We did a very large population study in Israel where we tested more than 8,000 healthy men in order to identify families with BRCA mutations that weren’t based on their family history. What we found out—and what has since been found repeatedly by other researchers—is that about half of women who are carriers, in fact, do not have significant family history.
Why would this happen? So theoretically, you could say, well, maybe the risk is not as high as we thought it was. But we actually looked at it, and we see that the risk is still high. But the reason that people don’t have family history has to do with both history and biology. The history part of it is that your family might be small, or there might be many men in the family. Or you might have what we call Mendelian luck, meaning we know that even within a family with BRCA mutations, about half of relatives are going to have the mutation and half are not. If that half just happen to be all men, for example, then you’re just not going to see [high rates of] cancer.
We also know that the same environmental factors that increase risk for breast cancer in the general populations—having earlier menstruation, having children at older ages, not breastfeeding—also acts upon carriers. Carriers born in previous generations were at less risk than carriers who are young women today. You might have less family history, because of the effects of these non-genetic factors.

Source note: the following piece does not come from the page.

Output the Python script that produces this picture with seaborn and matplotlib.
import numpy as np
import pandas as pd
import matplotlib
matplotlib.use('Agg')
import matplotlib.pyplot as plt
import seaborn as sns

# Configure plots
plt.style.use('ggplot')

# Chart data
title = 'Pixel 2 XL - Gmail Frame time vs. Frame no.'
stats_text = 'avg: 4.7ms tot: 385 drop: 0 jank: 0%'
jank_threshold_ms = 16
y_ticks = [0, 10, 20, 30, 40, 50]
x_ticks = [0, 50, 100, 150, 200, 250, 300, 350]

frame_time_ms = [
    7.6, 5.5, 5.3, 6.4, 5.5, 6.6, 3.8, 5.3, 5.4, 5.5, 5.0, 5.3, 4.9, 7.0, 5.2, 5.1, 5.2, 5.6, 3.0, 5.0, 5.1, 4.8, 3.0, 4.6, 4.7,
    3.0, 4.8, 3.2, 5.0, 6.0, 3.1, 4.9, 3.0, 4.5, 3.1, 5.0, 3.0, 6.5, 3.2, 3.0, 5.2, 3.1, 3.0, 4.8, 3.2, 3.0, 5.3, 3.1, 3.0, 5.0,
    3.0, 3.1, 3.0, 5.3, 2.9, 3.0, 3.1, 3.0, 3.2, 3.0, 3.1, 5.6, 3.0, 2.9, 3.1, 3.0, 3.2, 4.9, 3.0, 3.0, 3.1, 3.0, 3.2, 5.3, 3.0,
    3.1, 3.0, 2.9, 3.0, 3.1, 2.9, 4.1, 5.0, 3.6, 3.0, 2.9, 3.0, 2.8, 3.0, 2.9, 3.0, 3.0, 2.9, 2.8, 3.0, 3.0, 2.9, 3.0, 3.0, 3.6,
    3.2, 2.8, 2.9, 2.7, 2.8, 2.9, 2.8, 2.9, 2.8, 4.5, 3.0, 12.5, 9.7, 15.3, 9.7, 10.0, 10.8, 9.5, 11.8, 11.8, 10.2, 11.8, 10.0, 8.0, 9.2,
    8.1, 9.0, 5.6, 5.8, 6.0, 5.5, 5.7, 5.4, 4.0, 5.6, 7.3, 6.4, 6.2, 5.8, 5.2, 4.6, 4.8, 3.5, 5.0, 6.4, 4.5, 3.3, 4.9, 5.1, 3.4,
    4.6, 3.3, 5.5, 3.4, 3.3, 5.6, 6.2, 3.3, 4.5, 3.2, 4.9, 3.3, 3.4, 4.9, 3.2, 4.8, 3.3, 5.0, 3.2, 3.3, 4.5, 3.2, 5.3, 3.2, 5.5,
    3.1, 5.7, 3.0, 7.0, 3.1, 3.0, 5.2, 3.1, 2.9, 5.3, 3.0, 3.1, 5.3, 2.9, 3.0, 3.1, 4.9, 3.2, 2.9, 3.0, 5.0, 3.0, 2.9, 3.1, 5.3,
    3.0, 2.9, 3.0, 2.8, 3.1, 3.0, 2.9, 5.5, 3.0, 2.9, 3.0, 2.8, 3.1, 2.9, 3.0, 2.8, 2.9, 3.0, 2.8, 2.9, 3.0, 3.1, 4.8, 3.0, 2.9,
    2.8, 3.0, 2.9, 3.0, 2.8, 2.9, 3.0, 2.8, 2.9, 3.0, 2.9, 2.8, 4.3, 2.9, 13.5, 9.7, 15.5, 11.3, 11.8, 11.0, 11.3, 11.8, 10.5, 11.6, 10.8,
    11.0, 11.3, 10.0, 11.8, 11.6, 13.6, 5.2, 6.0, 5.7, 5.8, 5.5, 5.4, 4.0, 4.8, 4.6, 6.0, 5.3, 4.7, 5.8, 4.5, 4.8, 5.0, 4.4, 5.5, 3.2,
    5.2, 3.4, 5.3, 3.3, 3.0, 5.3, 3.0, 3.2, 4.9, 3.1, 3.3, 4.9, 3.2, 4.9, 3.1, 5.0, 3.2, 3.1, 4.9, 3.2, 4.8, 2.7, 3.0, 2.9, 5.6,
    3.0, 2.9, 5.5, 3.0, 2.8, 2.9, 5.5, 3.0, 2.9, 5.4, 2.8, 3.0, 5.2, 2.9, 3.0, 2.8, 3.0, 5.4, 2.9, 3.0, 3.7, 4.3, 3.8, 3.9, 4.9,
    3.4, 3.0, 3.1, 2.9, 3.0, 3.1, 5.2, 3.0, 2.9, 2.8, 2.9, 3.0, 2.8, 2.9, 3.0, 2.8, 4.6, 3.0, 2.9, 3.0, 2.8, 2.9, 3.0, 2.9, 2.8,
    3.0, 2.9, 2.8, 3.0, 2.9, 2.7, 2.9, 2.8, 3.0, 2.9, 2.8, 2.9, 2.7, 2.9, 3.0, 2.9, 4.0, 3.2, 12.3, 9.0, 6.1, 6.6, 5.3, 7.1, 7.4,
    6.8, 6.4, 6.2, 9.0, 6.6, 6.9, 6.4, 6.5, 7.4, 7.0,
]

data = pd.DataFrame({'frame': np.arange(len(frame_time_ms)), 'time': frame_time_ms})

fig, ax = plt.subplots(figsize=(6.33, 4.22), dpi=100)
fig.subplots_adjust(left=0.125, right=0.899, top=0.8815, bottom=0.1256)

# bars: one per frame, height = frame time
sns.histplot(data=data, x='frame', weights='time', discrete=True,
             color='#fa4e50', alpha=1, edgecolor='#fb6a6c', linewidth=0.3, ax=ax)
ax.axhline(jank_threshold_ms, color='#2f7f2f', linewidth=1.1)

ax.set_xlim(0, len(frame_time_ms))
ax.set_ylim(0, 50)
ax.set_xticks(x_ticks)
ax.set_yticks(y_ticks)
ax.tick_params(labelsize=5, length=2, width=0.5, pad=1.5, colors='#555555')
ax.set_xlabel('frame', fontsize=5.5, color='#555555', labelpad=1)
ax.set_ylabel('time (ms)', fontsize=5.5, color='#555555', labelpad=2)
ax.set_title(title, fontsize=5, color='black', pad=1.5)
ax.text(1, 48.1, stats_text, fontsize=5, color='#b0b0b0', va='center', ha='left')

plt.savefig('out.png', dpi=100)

What do you envision for the future of genetic screening?
I think that in the not too far future, all people are going to be tested for their inherited cancer risk. There are some issues that need to be addressed in places like Israel, where we’ve done our studies, because they are more complex than in other societies. We have to make sure that the mutations we’re identifying are really meaningful. That’s easy to do in the Ashkenazi population, because we have three common mutations that we know for sure are pathogenic, or disease-causing. When you start doing more generalized screening, this issue becomes more complex, because there are variants that we still don’t understand (what we call VUS, or variants of unknown significance). Then you run into this situation where you test a woman and you find out she has something, but you’re not sure whether it’s pathogenic or not. I think that can be circumvented by just making the decision that for screening, we are going to ignore those VUS and at least focus on the variants that we are sure are pathogenic. But that’s obviously going to evolve.

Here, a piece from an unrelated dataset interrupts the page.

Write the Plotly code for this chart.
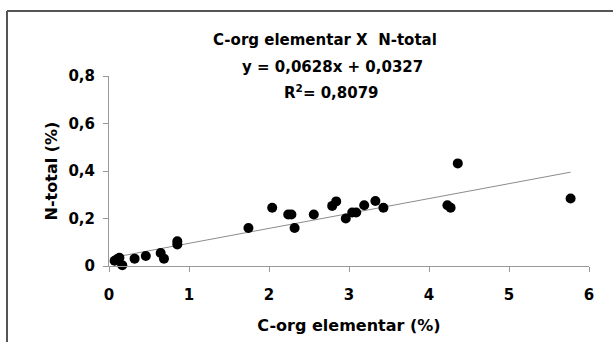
import plotly.graph_objects as go

c_org = [0.07, 0.10, 0.13, 0.166, 0.32, 0.46, 0.646, 0.687, 0.854, 0.854,
         1.743, 2.04, 2.24, 2.28, 2.32, 2.56, 2.79, 2.84, 2.96, 3.04, 3.09,
         3.19, 3.33, 3.43, 4.23, 4.27, 4.36, 5.77]
n_total = [0.022, 0.028, 0.035, 0.003, 0.031, 0.042, 0.055, 0.031, 0.104, 0.091,
           0.160, 0.245, 0.217, 0.217, 0.160, 0.217, 0.253, 0.272, 0.200, 0.225, 0.225,
           0.256, 0.274, 0.245, 0.256, 0.245, 0.432, 0.284]

slope, intercept = 0.0628, 0.0327
x_ticks = [0, 1, 2, 3, 4, 5, 6]
y_ticks = [0, 0.2, 0.4, 0.6, 0.8]
y_tick_text = ["0", "0,2", "0,4", "0,6", "0,8"]

x_line = [min(c_org), max(c_org)]
y_line = [slope * v + intercept for v in x_line]

font_family = "DejaVu Sans, Liberation Sans, Arial, sans-serif"

# plot area in pixels
L, R, T, B = 109, 589, 76, 266
W, H = 613, 342


def px_to_paper(px, py):
    return (px - L) / (R - L), (B - py) / (B - T)


fig = go.Figure()
fig.add_trace(go.Scatter(x=x_line, y=y_line, mode="lines",
                         line=dict(color="#8c8c8c", width=1), hoverinfo="skip"))
fig.add_trace(go.Scatter(x=c_org, y=n_total, mode="markers",
                         marker=dict(color="black", size=10), cliponaxis=False))

bx0, by0 = px_to_paper(7, 11)
bx1, by1 = px_to_paper(W + 5, H + 5)

fig.update_layout(
    width=W, height=H,
    margin=dict(l=L, r=W - R, t=T, b=H - B),
    paper_bgcolor="white", plot_bgcolor="white",
    showlegend=False,
    font=dict(family=font_family, color="black", size=15, weight="bold"),
    xaxis=dict(range=[0, 6], tickvals=x_ticks, ticktext=[str(v) for v in x_ticks],
               showgrid=False, zeroline=False, showline=True, linecolor="#999999",
               linewidth=1, ticks="outside", ticklen=5, tickcolor="#999999",
               ticklabelstandoff=10,
               tickfont=dict(size=15, weight="bold"),
               title=dict(text="C-org elementar (%)", font=dict(size=16, weight="bold"),
                          standoff=16)),
    yaxis=dict(range=[0, 0.8], tickvals=y_ticks, ticktext=y_tick_text,
               showgrid=False, zeroline=False, showline=True, linecolor="#999999",
               linewidth=1, ticks="outside", ticklen=5, tickcolor="#999999",
               ticklabelstandoff=5,
               tickfont=dict(size=15, weight="bold"),
               title=dict(text="N-total (%)", font=dict(size=16, weight="bold"),
                          standoff=6)),
    shapes=[
        dict(type="line", xref="paper", yref="paper", x0=bx0, x1=bx0, y0=by0, y1=by1,
             line=dict(color="#555555", width=2)),
        dict(type="line", xref="paper", yref="paper", x0=bx0, x1=bx1, y0=by0, y1=by0,
             line=dict(color="#555555", width=2)),
    ],
)

title_lines = [
    ("C-org elementar X\u00a0 N-total", 325, 40),
    ("y = 0,0628x + 0,0327", 332, 67),
    ("R<sup>2</sup>= 0,8079", 331, 92),
]
for text, px, py in title_lines:
    xp, yp = px_to_paper(px, py)
    fig.add_annotation(text=text, x=xp, y=yp, xref="paper", yref="paper",
                       xanchor="center", yanchor="middle", showarrow=False,
                       font=dict(size=15, weight="bold"))

fig.write_html("out.html", config={"displayModeBar": False},
               post_script="document.body.style.margin='0px';")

We want to make sure we’re able to offer the kind of screening that’s required for women at high risk after they are identified. If you have a lot of barriers for the kind of surveillance you need, then you haven’t really done much good. In the study I described earlier, where we looked at the women who knew ahead of time, what really made the difference in terms of early diagnosis was the fact that they underwent breast MRI. That’s a relatively expensive surveillance procedure. If breast MRIs are not available, then you’re not going to going to be gaining as much benefit unless you choose to have risk-reduction surgery.
I also think it’s a new paradigm in terms of how we deliver genetic testing. Traditionally, we’ve said that before you have a genetic test of this type, you should receive counseling before and after. This is not really feasible—and I don’t think actually really necessary—at a very large scale. We’ve done studies to show that you can give much more minimal information ahead of time, and then really focus your genetic counseling time and efforts on the women who find out they are at high risk.
All these pieces have to have to come together for this to be possible, but I think they will someday. Knowing your inherited risk is about precision prevention. It’s about [not needing] precision medicine because you don’t develop cancer in the first place.